毎年無理なく飾れるサイズを選ぶことで、節句のたびに楽しめる習慣として続けやすくなります。
デザイン|姉妹の個性や統一感を意識
2つの雛人形を並べて飾ることを考えるなら、色味や雰囲気をそろえると統一感が出て華やかになります。
反対に、「姉妹それぞれの個性を大切にしたい」と思う方は、木目込みやモダンタイプなど異なるテイストを選ぶのも素敵です。人形の表情や衣装の色合いで、お子さまの雰囲気に合ったものを選ぶ楽しさもあります。
費用|家庭の状況に合った予算で
雛人形は価格帯も幅広く、高価なものでは数十万円する場合もあります。1人目と同じくらいの価格にするか、少し抑えるかなど、ご家庭の事情や希望に合わせてバランスを取りましょう。
姉と同等のものを用意することで公平感が出る一方、サイズを抑えて価格を調整するご家庭も多く見られます。
送り手への配慮|贈る側とも相談を
「1人目は母方の祖父母が用意してくれたけれど、2人目はどうする?」と悩む方も少なくありません。
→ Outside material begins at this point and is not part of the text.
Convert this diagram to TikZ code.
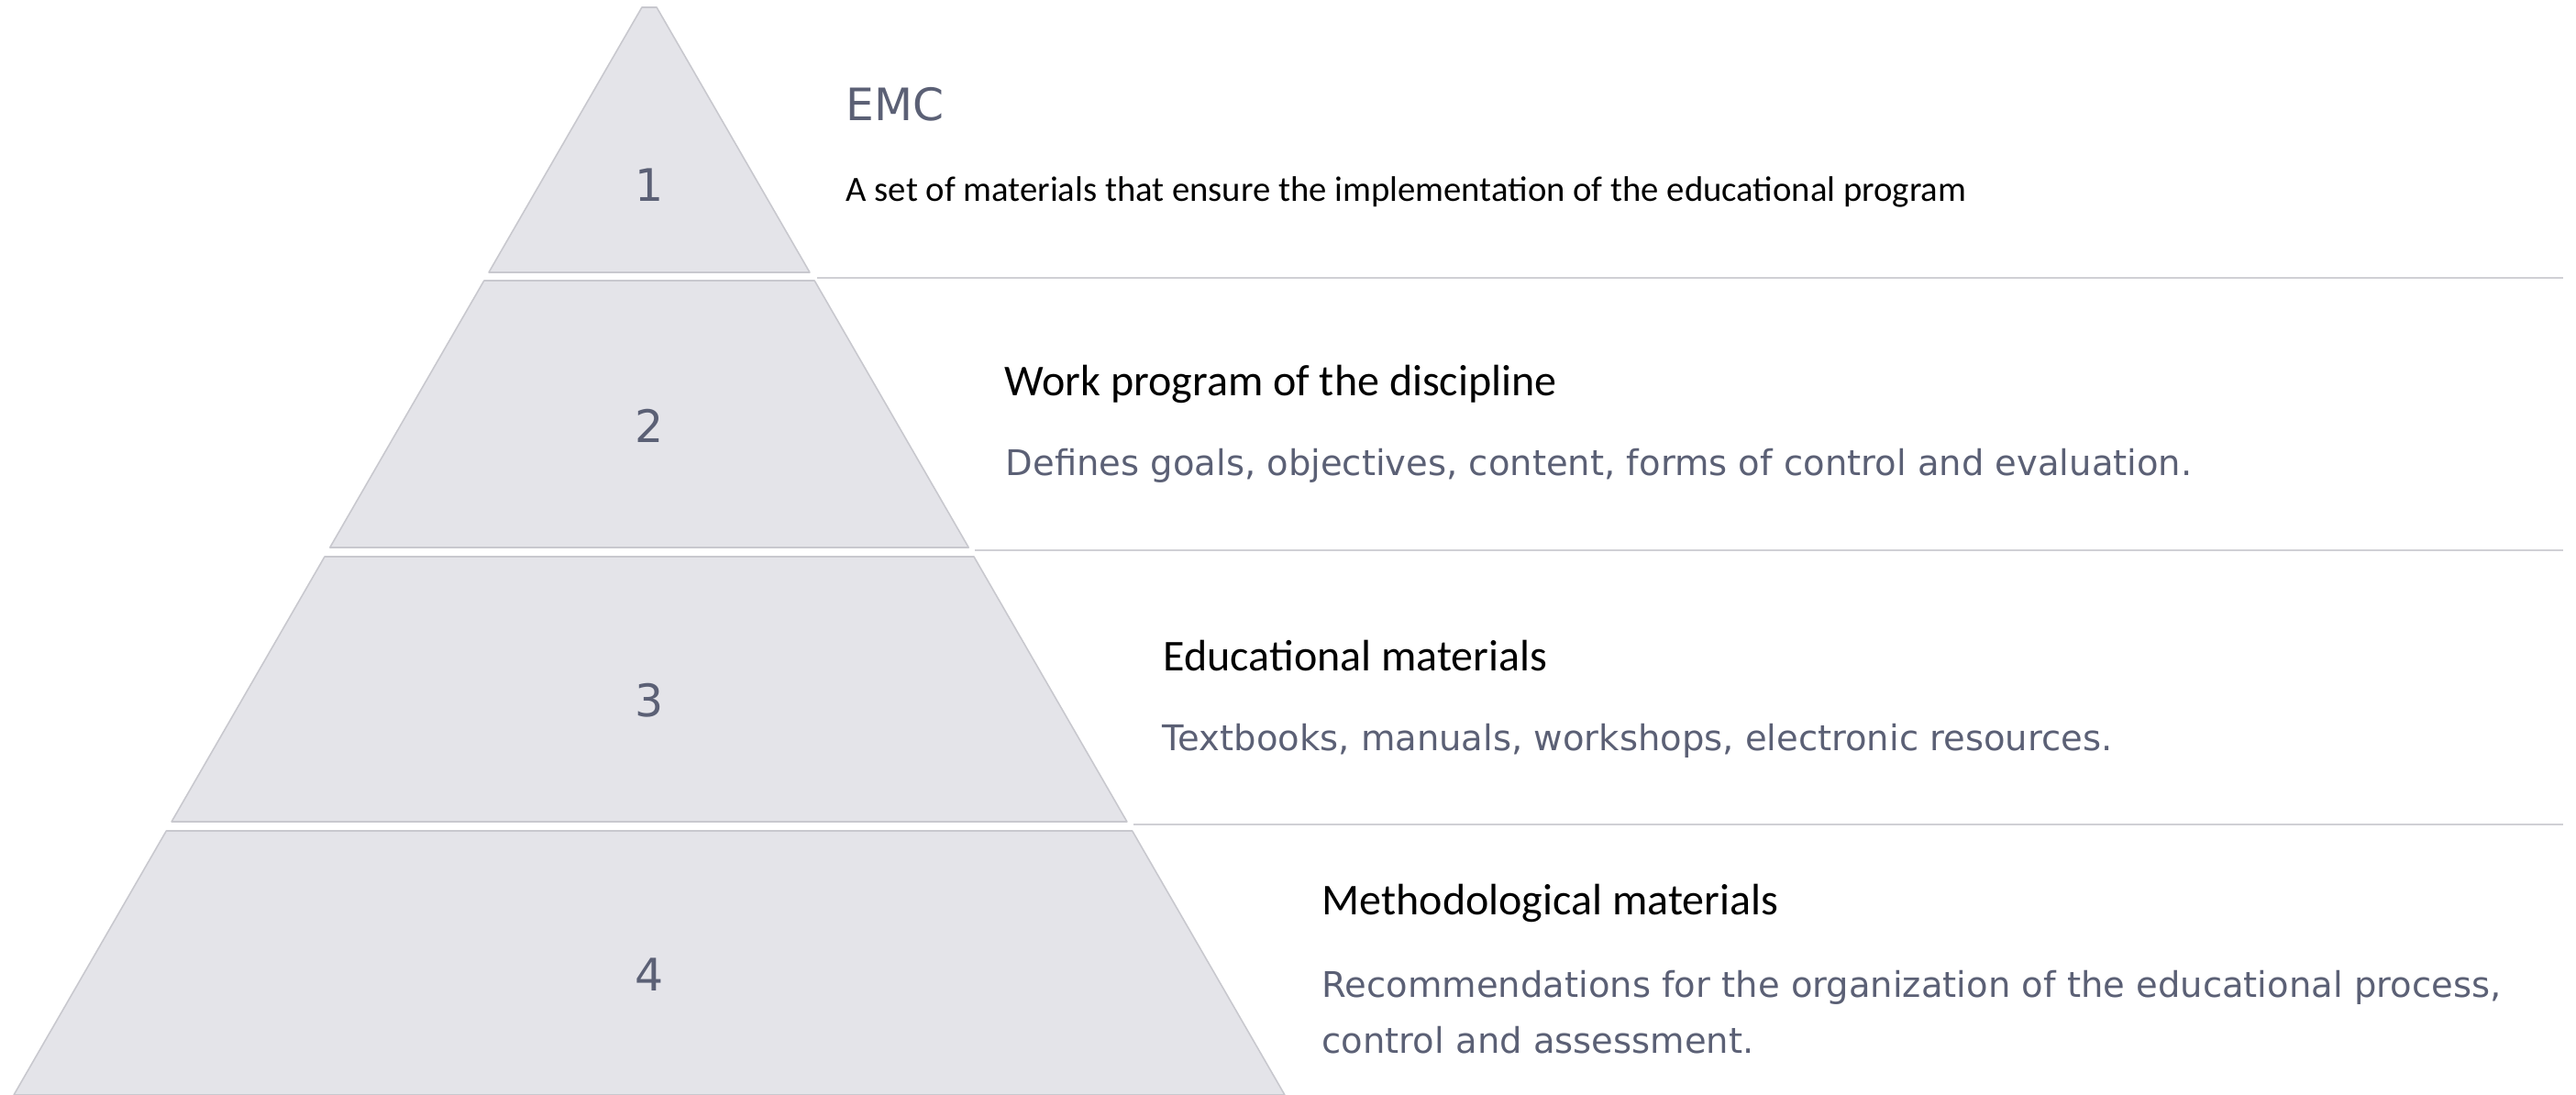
\documentclass[tikz,border=0pt]{standalone}
\usepackage{fontspec}
\usepackage{tikz}
\setmainfont{Carlito}
\newfontfamily\dejavu{DejaVu Sans}
\definecolor{slate}{RGB}{91, 96, 117}
\definecolor{tierfill}{RGB}{228, 228, 233}
\definecolor{tieredge}{RGB}{200, 200, 206}
\definecolor{rulegray}{RGB}{208, 208, 213}
\tikzset{tierbox/.style = {fill=tierfill, draw=tieredge, line width=0.45pt, line join=round},
         rulebar/.style = {draw=rulegray, line width=0.7pt},
         numlabel/.style = {inner sep=0, anchor=base, text=slate,
                            font=\dejavu\fontsize{13.9pt}{16pt}\selectfont},
         headtext/.style = {inner sep=0, anchor=base west, text=black,
                            font=\fontsize{13.65pt}{16pt}\selectfont},
         headgray/.style = {inner sep=0, anchor=base west, text=slate,
                            font=\dejavu\fontsize{13.85pt}{16pt}\selectfont},
         desctext/.style = {inner sep=0, anchor=base west, text=slate,
                            font=\dejavu\fontsize{10.95pt}{13pt}\selectfont},
         descblack/.style = {inner sep=0, anchor=base west, text=black,
                             font=\fontsize{11pt}{13pt}\selectfont}}

\begin{document}
\begin{tikzpicture}[x=0.01cm, y=-0.01cm]
  \useasboundingbox (0, 0) rectangle (2809, 1194);

  \foreach \t/\b/\ny [count=\n] in {8/297/220, 306/597/482, 607/896/781, 906/1194/1080} {
    \pgfmathsetmacro\wt{0.5775 * (\t + 6)};
    \pgfmathsetmacro\wb{0.5775 * (\b + 6)};
    \draw [tierbox] (708 - \wt, \t) -- (708 + \wt, \t) -- (708 + \wb, \b) -- (708 - \wb, \b) -- cycle;
    \node [numlabel] (num\n) at (708, \ny) {\n};
  }

  \foreach \y in {303, 600, 899} {
    \pgfmathsetmacro\xs{713 + 0.5775 * (\y + 6)};
    \draw [rulebar] (\xs, \y) -- (2795, \y);
  }

  \node [headgray] (emc) at (922, 132) {EMC};
  \node [descblack] (emcdesc) at (922, 219) {A set of materials that ensure the implementation of the educational program};

  \node [headtext] (workprog) at (1095, 431) {Work program of the discipline};
  \node [desctext] (workdesc) at (1096, 518) {Defines goals, objectives, content, forms of control and evaluation.};

  \node [headtext] (edumat) at (1268, 731) {Educational materials};
  \node [desctext] (edudesc) at (1267, 818) {Textbooks, manuals, workshops, electronic resources.};

  \node [headtext] (methmat) at (1441, 997) {Methodological materials};
  \node [desctext] (methdesc) at (1441, 1087) {Recommendations for the organization of the educational process,};
  \node [desctext] (methdescb) at (1441, 1148) {control and assessment.};
\end{tikzpicture}
\end{document}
地域や家の習慣により異なるものの、最近では両家で費用を分担したり、2人目は父方が贈るなど、柔軟な対応も増えています。
高価な贈り物だからこそ、事前に贈る側と受け取る側でしっかり話し合い、無理のない形で思いを込められるようにしたいですね。
共有する場合の心配とフォロー方法
気持ちのケアが大切
小さなうちは気にしなくても、成長とともに「お姉ちゃんだけ雛人形があるのはずるい」と感じることもあります。
そんなときは、「これは姉妹を一緒に守ってくれるお人形だよ」「2人で大事に飾ろうね」と声かけや体験を通じて特別感を共有しましょう。
2人目以降におすすめな小物
姉妹で雛人形を共有するご家庭でも、「あなたのためのものだよ」と伝えられるような、小さくても気持ちのこもった贈り物を添えると、特別感が生まれます。
ここでは、2人目以降のお子さまへの贈り物として人気の高い小物を2つご紹介します。
つるし飾り|一つひとつに願いを込めた華やかな贈り物
つるし雛(つるし飾り)は、雛人形の脇に吊るして飾る伝統的な節句飾りです。小さな人形や動物、植物の飾りが連なり、それぞれに健康・長寿・厄除け・家族の幸せといった願いが込められています。
春物のはぎれやちりめん素材で仕立てられた飾りは、手仕事ならではの温かみがあり、お部屋の中を華やかに彩ってくれます。見た目にもかわいらしく、赤ちゃんへの贈り物としても非常に人気です。
2人目のお子さま専用の飾りとしてつるし雛を贈れば、「お姉ちゃんの雛人形と一緒に飾る自分だけのもの」として、特別な意味を持たせることができます。
名前旗|その子だけの特別感を演出
お子さまの名前を刺繍した名前旗は、雛人形と一緒に飾ることで「この飾りはあなたのためのものだよ」という気持ちを視覚的に伝えられるアイテムです。
節句の時期はもちろん、お宮参りやお食い初め、七五三などの行事にも活用できるため、実用性も兼ね備えた贈り物として人気です。
華やかな金糸や桜の刺繍などをあしらった名前旗は、飾るだけで空間がぱっと明るくなり、節句の雰囲気をより盛り上げてくれます。
まとめ|大切なのは「家族で納得する選び方」
2人目以降の女の子の雛人形には、正解やルールはありません。家族の状況や気持ちをすり合わせて、子どもの成長を祝う“あたたかな気持ち”を大切にすることが一番です。
どんなスタイルでも、「大切に育ってほしい」という気持ちは共通です。姉妹で仲良く雛人形を囲みながら、笑顔あふれるひな祭りを迎えましょう。